Total Quality Management and the Processes for Implementation by Nicholas Theodore Bridges

Today the allocation of resources has never been greater. In a world where business is becoming increasingly connected globally and substantially more competitive, customer service and the drive for Total Quality Management has never been greater. This TQM concept which was developed around the 1950’s and has become increasingly popular and necessary to sustain core competencies (Padhi, 2010). Total Quality Management may be defined as “managing the entire organization so that it excels on all dimensions of products and services that are important to the customer” (Aquilano, Chase & Jacobs, 2009).

This author focuses on eight disciplinary measures which include: Ethics, Integrity, Trust, Training, Teamwork, Leadership, Recognition, and Communication. Certainly for the scope of small business, communication must be at the forefront. Communication is widely regarded among many competing firms as one of the top skills necessary to run a business. Charles Fine, the author of “Clockspeed Chronicles” explains how many major companies have failed to adopt important enterprise resource planning systems in a world which is rapidly changing and the negative consequences are dire (Fine, 2000). The flow of information and communication are two important connecting factors which allow business to thrive.

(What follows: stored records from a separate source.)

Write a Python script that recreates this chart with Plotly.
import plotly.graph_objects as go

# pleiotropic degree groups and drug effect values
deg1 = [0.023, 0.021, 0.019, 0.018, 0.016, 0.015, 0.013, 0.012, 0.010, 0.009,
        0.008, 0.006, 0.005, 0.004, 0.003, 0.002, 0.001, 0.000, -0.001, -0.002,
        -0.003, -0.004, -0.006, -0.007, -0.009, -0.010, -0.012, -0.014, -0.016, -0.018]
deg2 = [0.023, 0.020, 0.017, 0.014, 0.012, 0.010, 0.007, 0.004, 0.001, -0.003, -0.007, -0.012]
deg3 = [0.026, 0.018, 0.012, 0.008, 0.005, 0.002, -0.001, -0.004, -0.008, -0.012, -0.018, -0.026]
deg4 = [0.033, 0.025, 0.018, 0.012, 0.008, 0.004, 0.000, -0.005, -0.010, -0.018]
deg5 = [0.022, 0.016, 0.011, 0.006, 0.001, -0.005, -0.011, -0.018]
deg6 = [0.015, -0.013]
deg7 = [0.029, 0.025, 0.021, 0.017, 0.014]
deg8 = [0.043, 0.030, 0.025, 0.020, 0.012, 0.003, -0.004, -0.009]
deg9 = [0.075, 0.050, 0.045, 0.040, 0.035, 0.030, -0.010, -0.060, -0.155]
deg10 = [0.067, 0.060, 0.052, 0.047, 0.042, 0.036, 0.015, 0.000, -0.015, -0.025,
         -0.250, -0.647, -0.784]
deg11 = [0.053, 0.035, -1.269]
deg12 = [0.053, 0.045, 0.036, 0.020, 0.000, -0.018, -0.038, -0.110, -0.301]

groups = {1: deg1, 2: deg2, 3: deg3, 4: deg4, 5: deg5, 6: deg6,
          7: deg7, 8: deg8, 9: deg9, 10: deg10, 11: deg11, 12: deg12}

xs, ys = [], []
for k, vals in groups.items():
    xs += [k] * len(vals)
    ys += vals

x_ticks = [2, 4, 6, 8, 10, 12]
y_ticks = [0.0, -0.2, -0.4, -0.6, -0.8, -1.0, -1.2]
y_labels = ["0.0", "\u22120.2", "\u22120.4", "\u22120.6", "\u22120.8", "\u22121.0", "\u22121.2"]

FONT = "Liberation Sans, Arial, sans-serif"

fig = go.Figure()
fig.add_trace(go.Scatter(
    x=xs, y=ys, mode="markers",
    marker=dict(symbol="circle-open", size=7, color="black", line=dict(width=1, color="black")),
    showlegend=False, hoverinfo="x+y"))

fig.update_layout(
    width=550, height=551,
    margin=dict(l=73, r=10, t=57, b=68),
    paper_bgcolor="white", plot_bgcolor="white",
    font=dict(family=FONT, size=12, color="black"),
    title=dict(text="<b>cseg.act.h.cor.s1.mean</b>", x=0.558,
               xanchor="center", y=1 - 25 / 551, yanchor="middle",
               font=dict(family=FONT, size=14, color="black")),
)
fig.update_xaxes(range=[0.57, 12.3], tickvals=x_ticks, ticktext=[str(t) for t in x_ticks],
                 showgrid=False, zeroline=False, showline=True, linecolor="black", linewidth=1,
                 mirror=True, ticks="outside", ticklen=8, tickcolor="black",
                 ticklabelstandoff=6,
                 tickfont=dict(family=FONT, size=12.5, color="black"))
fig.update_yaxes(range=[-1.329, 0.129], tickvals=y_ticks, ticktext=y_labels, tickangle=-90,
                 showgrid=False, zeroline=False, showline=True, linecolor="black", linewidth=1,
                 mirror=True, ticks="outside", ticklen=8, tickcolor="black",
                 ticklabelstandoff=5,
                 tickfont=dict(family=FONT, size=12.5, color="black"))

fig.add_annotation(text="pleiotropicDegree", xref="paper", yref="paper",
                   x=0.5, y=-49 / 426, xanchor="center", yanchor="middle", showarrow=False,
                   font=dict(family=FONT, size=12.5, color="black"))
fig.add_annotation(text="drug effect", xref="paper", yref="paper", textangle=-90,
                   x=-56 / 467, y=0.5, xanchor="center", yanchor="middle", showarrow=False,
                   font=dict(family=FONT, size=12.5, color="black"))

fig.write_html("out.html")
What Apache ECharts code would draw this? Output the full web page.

Certainly it is true that speed, communication, accuracy have some of the greatest impacts towards customer service; but this is not enough alone to ensure measures of success. There are three absolute rules to follow as a guideline and four steps that can be taken to reach success.

Rule One: There must be a continuous process. In order to achieve the value added activities required to provide a superior product or service, the product must be continuous. Goals, metrics and decisions must be constantly reevaluated because of the ever changing dynamic of customer needs.

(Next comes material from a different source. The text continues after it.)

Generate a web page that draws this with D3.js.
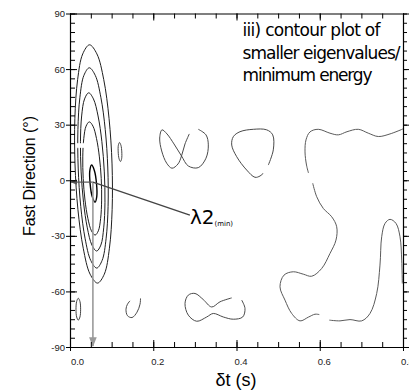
<!DOCTYPE html>
<html>
<head>
<meta charset="utf-8">
<script src="https://cdn.jsdelivr.net/npm/d3@7"></script>
<style>
  html, body { margin: 0; padding: 0; background: #fff; }
  svg { display: block; }
</style>
</head>
<body>
<svg id="chart" width="409" height="392"></svg>
<script>
// ---- axes ----
const delayDomain = [0, 0.8];
const fastDomain = [-90, 90];
const delayTicks = [0, 0.2, 0.4, 0.6, 0.8];
const delayTickLabels = ["0.0", "0.2", "0.4", "0.6", "0.8"];
const fastTicks = [-90, -60, -30, 0, 30, 60, 90];
const fastTickLabels = ["-90", "-60", "-30", "0", "30", "60", "90"];

// ---- closed contours of λ2, points as [δt (s), fast direction (°)] ----
const ring1 = [[0.101,8.8],[0.0938,33.4],[0.0811,54.3],[0.0646,68.2],[0.0469,73.1],[0.0306,68.2],[0.0183,54.3],[0.0117,33.4],[0.012,8.8],[0.0191,-15.9],[0.0318,-36.7],[0.0483,-50.7],[0.0661,-55.5],[0.0824,-50.7],[0.0947,-36.7],[0.1012,-15.9]];
const ring2 = [[0.0908,6.6],[0.0847,27.3],[0.0741,44.8],[0.0607,56.6],[0.0464,60.7],[0.0334,56.6],[0.0238,44.8],[0.019,27.3],[0.0197,6.6],[0.0258,-14.1],[0.0364,-31.6],[0.0499,-43.3],[0.0642,-47.4],[0.0771,-43.3],[0.0867,-31.6],[0.0915,-14.1]];
const ring3 = [[0.0824,4.5],[0.0766,20.8],[0.0674,34.7],[0.0563,43.9],[0.0449,47.2],[0.035,43.9],[0.028,34.7],[0.0251,20.8],[0.0267,4.5],[0.0325,-11.9],[0.0416,-25.7],[0.0527,-35.0],[0.0641,-38.2],[0.0741,-35.0],[0.081,-25.7],[0.084,-11.9]];
const ring4 = [[0.075,1.0],[0.0706,12.6],[0.0637,22.5],[0.0552,29.2],[0.0464,31.5],[0.0386,29.2],[0.0331,22.5],[0.0307,12.6],[0.0317,1.0],[0.036,-10.7],[0.043,-20.6],[0.0515,-27.3],[0.0603,-29.6],[0.0681,-27.3],[0.0736,-20.6],[0.076,-10.7]];
const ring5 = [[0.0637,-1.8],[0.0585,5.3],[0.0519,8.2],[0.0477,5.3],[0.0483,-1.8],[0.0534,-8.8],[0.0601,-11.8],[0.0643,-8.8]];
const islandUpper = [[0.1244,15.3],[0.1223,18.9],[0.1189,20.4],[0.1162,18.9],[0.1158,15.3],[0.1179,11.6],[0.1213,10.1],[0.124,11.6]];
const islandLower = [[0.0255,-69.6],[0.0239,-65.4],[0.0199,-63.7],[0.016,-65.4],[0.0144,-69.6],[0.016,-73.8],[0.0199,-75.5],[0.0239,-73.8]];

// ---- open contour segments ----
const hook = [[0.1441,-65.1],[0.1381,-66.9],[0.1345,-69.6],[0.1381,-73.1],[0.149,-74.1],[0.161,-71.2],[0.1682,-66.9],[0.1694,-63.8]];
const bow = [[0.3082,27.5],[0.3267,24.5],[0.3323,19.1],[0.3267,11.9],[0.3082,6.8],[0.2842,7.7],[0.2679,13.1],[0.2498,19.6],[0.233,25.0],[0.221,27.2],[0.2155,22.8],[0.2203,15.8],[0.2323,9.2],[0.245,6.5],[0.2595,8.8],[0.2679,13.1],[0.2763,19.6],[0.2866,25.0]];
const loopTop = [[0.4764,8.2],[0.4884,16.4],[0.487,24.5],[0.4726,27.2],[0.4404,27.5],[0.4084,26.2],[0.3923,23.5],[0.3885,19.0],[0.4005,12.7],[0.4245,5.5],[0.4444,1.6],[0.4565,2.3],[0.4644,3.8]];
const peanut = [[0.3885,-63.5],[0.3604,-65.6],[0.3404,-68.4],[0.3202,-64.4],[0.3003,-61.1],[0.2842,-62.0],[0.2763,-66.5],[0.2842,-72.8],[0.3044,-76.1],[0.3284,-73.8],[0.3443,-71.9],[0.3683,-73.8],[0.3923,-75.0],[0.4149,-73.8],[0.4204,-69.2],[0.4125,-64.7]];
const ridgeUpper = [[0.8,27.7],[0.7688,25.0],[0.7407,23.6],[0.7167,25.4],[0.6926,27.5],[0.6655,26.2],[0.6446,24.5],[0.6246,25.4],[0.5965,27.5],[0.5766,26.1],[0.567,21.8],[0.5646,15.3],[0.5682,8.2],[0.573,3.9]];
const ridgeMiddle = [[0.5831,-1.6],[0.5927,-8.9],[0.6085,-15.2],[0.6287,-19.7],[0.6407,-25.1],[0.639,-32.3],[0.6246,-39.5],[0.6047,-47.6],[0.5807,-51.8],[0.5605,-50.7],[0.5365,-49.4],[0.5141,-51.2],[0.5045,-57.5],[0.5165,-64.7],[0.5326,-71.9],[0.5526,-75.9],[0.5725,-73.9],[0.5886,-72.3],[0.5989,-72.5]];
const ridgeLower = [[0.6229,-75.5],[0.6486,-75.9],[0.6727,-75.2],[0.7008,-75.9],[0.7207,-71.9],[0.7368,-61.1],[0.7447,-45.8],[0.7488,-30.5],[0.7568,-23.3],[0.7688,-21.1],[0.7832,-23.3],[0.7928,-30.5],[0.7969,-43.1],[0.7983,-55.7]];

// break left open in the nested rings where contour labels sit: [δt from, δt to, φ from, φ to]
const labelBreak = [0.016, 0.043, 17.5, 20];

// ---- λ2 minimum and its label ----
const minimum = [0.055, -1];
const labelAnchor = [0.288, -18.8];
const noteLines = ["iii) contour plot of", "smaller eigenvalues/", "minimum energy"];

const svg = d3.select("#chart");
const x = d3.scaleLinear(delayDomain, [70, 403]);
const y = d3.scaleLinear(fastDomain, [347, 13.5]);

const defs = svg.append("defs");
defs.append("clipPath").attr("id", "plot-clip")
  .append("rect").attr("x", 70).attr("y", 13.5).attr("width", 333).attr("height", 333.5);
function arrowMarker(id, color) {
  defs.append("marker").attr("id", id)
    .attr("viewBox", "0 0 10 10").attr("refX", 9).attr("refY", 5)
    .attr("markerWidth", 6).attr("markerHeight", 6).attr("orient", "auto")
    .append("path").attr("d", "M0,1 L10,5 L0,9 Z").attr("fill", color);
}
arrowMarker("head-dark", "#555");
arrowMarker("head-light", "#9a9a9a");

const plot = svg.append("g").attr("clip-path", "url(#plot-clip)");

const closedLine = d3.line().x(d => x(d[0])).y(d => y(d[1])).curve(d3.curveCatmullRomClosed.alpha(0.5));
const openLine = d3.line().x(d => x(d[0])).y(d => y(d[1])).curve(d3.curveCatmullRom.alpha(0.5));

// main well around the minimum
[ring1, ring2, ring3, ring4].forEach(r => {
  plot.append("path").attr("d", closedLine(r)).attr("fill", "none")
    .attr("stroke", "#1e1e1e").attr("stroke-width", 1);
});
plot.append("rect")
  .attr("x", x(labelBreak[0])).attr("width", x(labelBreak[1]) - x(labelBreak[0]))
  .attr("y", y(labelBreak[3])).attr("height", y(labelBreak[2]) - y(labelBreak[3]))
  .attr("fill", "#fff");
plot.append("path").attr("d", closedLine(ring5)).attr("fill", "none")
  .attr("stroke", "#000").attr("stroke-width", 1.4);

// small closed islands
[islandUpper, islandLower].forEach(r => {
  plot.append("path").attr("d", closedLine(r)).attr("fill", "none")
    .attr("stroke", "#444").attr("stroke-width", 1);
});

// open segments
[hook, bow, loopTop, peanut].forEach(s => {
  plot.append("path").attr("d", openLine(s)).attr("fill", "none")
    .attr("stroke", "#4a4a4a").attr("stroke-width", 1);
});
[ridgeUpper, ridgeMiddle, ridgeLower].forEach(s => {
  plot.append("path").attr("d", openLine(s)).attr("fill", "none")
    .attr("stroke", "#5a5a5a").attr("stroke-width", 1);
});

// arrows from the minimum to both axes
svg.append("line")
  .attr("x1", x(minimum[0])).attr("y1", y(minimum[1]))
  .attr("x2", x(delayDomain[0]) + 1).attr("y2", y(minimum[1]))
  .attr("stroke", "#555").attr("stroke-width", 1.2)
  .attr("marker-end", "url(#head-dark)");
svg.append("line")
  .attr("x1", x(minimum[0])).attr("y1", y(minimum[1]))
  .attr("x2", x(minimum[0])).attr("y2", y(fastDomain[0]) - 1)
  .attr("stroke", "#9a9a9a").attr("stroke-width", 1.6)
  .attr("marker-end", "url(#head-light)");
svg.append("line")
  .attr("x1", x(minimum[0])).attr("y1", y(minimum[1]))
  .attr("x2", x(labelAnchor[0])).attr("y2", y(labelAnchor[1]))
  .attr("stroke", "#444").attr("stroke-width", 1.3);

const lab = svg.append("text")
  .attr("x", x(labelAnchor[0])).attr("y", y(labelAnchor[1]) + 9)
  .attr("font-family", "'DejaVu Sans', sans-serif").attr("fill", "#000");
lab.append("tspan").attr("font-size", 20).text("λ2");
lab.append("tspan").attr("font-size", 7).attr("dy", 2).text("(min)");

// ---- axes ----
const font = "'Liberation Sans', Arial, sans-serif";
const minorX = d3.range(0, 0.8001, 0.05);
const minorY = d3.range(-90, 90.001, 5);

const axisB = svg.append("g").attr("transform", "translate(0,347)");
axisB.call(d3.axisBottom(x).tickValues(delayTicks).tickFormat((d, i) => delayTickLabels[i])
  .tickSizeInner(4).tickSizeOuter(0).tickPadding(7));
axisB.call(g => g.selectAll(".tick text").attr("dx", (d, i) => i === 0 ? 7 : 4));
axisB.append("g").call(d3.axisBottom(x).tickValues(minorX).tickFormat("").tickSizeInner(-5).tickSizeOuter(0))
  .call(g => g.select(".domain").remove());
axisB.append("g").call(d3.axisBottom(x).tickValues(delayTicks).tickFormat("").tickSizeInner(-7).tickSizeOuter(0))
  .call(g => g.select(".domain").remove());

const axisL = svg.append("g").attr("transform", "translate(70,0)");
axisL.call(d3.axisLeft(y).tickValues(fastTicks).tickFormat((d, i) => fastTickLabels[i])
  .tickSizeInner(4).tickSizeOuter(0).tickPadding(1));
axisL.append("g").call(d3.axisLeft(y).tickValues(minorY).tickFormat("").tickSizeInner(-5).tickSizeOuter(0))
  .call(g => g.select(".domain").remove());
axisL.append("g").call(d3.axisLeft(y).tickValues(fastTicks).tickFormat("").tickSizeInner(-7).tickSizeOuter(0))
  .call(g => g.select(".domain").remove());

const axisT = svg.append("g").attr("transform", "translate(0,13.5)");
axisT.call(d3.axisTop(x).tickValues(minorX).tickFormat("").tickSizeInner(-5).tickSizeOuter(0));
axisT.append("g").call(d3.axisTop(x).tickValues(delayTicks).tickFormat("").tickSizeInner(-7).tickSizeOuter(0))
  .call(g => g.select(".domain").remove());

const axisR = svg.append("g").attr("transform", "translate(403,0)");
axisR.call(d3.axisRight(y).tickValues(minorY).tickFormat("").tickSizeInner(4).tickSizeOuter(0));
axisR.append("g").call(d3.axisRight(y).tickValues(fastTicks).tickFormat("").tickSizeInner(7).tickSizeOuter(0))
  .call(g => g.select(".domain").remove());

svg.selectAll(".domain").attr("stroke", "#000").attr("stroke-width", 1.2);
svg.selectAll(".tick line").attr("stroke", "#000");
svg.selectAll(".tick text").attr("font-family", font).attr("font-size", 9.5).attr("fill", "#222");

// axis titles
svg.append("text").attr("x", 236).attr("y", 386).attr("text-anchor", "middle")
  .attr("font-family", font).attr("font-size", 18).text("δt (s)");
svg.append("text").attr("transform", "translate(35,176) rotate(-90)").attr("text-anchor", "middle")
  .attr("font-family", font).attr("font-size", 16).text("Fast Direction (°)");

// panel note
const noteWidths = [138, 158, 130];
noteLines.forEach((t, i) => {
  svg.append("text").attr("x", 242.5).attr("y", 36 + i * 22.5)
    .attr("font-family", "'DejaVu Sans', sans-serif").attr("font-size", 17)
    .attr("textLength", noteWidths[i]).attr("lengthAdjust", "spacing")
    .attr("fill", "#000").text(t);
});
</script>
</body>
</html>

Rule Two: Results must be measurable. This may seem as common sense to some but is absent to others. If a product, idea or action is intangible it must be made tangible. Try assigning numeric values to these categories.

Rule Three: Processes must be replicable. It doesn’t help a manager to hire an all-star cast and then someone leaves the organization. It doesn’t help to make one customer happy and the other frustrated. Mixed reviews, disorganized actions can deconstruct a company brick by brick. Clearly every organization needs a hard copy set of rules which can be adopted and implemented without room for error.

Here all the following steps which bring this conversation to fruition. There is no set order in which they must be followed.

Step 1: Utilize available information and tools to analyze the company outlook. These tools can be anything from flow charts, productivity software, or consulting which may help increase output. They also include information systems such as Enterprise Resource Planning, Yard Management Systems, Electronic Data Interchange, or really anything that increases efficiency such as moving to email from post mail.

Step 2: Design policies and solid framework for guidance. This is very simple. Employee handbooks, a company mission statement, even inspirational artifacts laying around the office can work well.

Step 3: Set obtainable benchmarks and goals. Nothing is more frustrating to an employee than an impossible command that cannot be fulfilled or a customer who is left feeling cheated.

Step 4: This is the most important step. Communicate clearly and effectively through management or leadership. Communication is the link that pulls all of these pieces together. Without clear communication, value cannot be translated toward quality.

This is all simple advice that can make all the difference for shareholder equity and company value.

References:

Fine, C. (2000).The clockspeed chronicles: Q&A. Supply Chain management Review, 60-64

Jacobs, R., Chase, R., & Aquilano, N. (2009). Operations & supply management. (pp. 308-322). New York, NY: McGraw-Hill.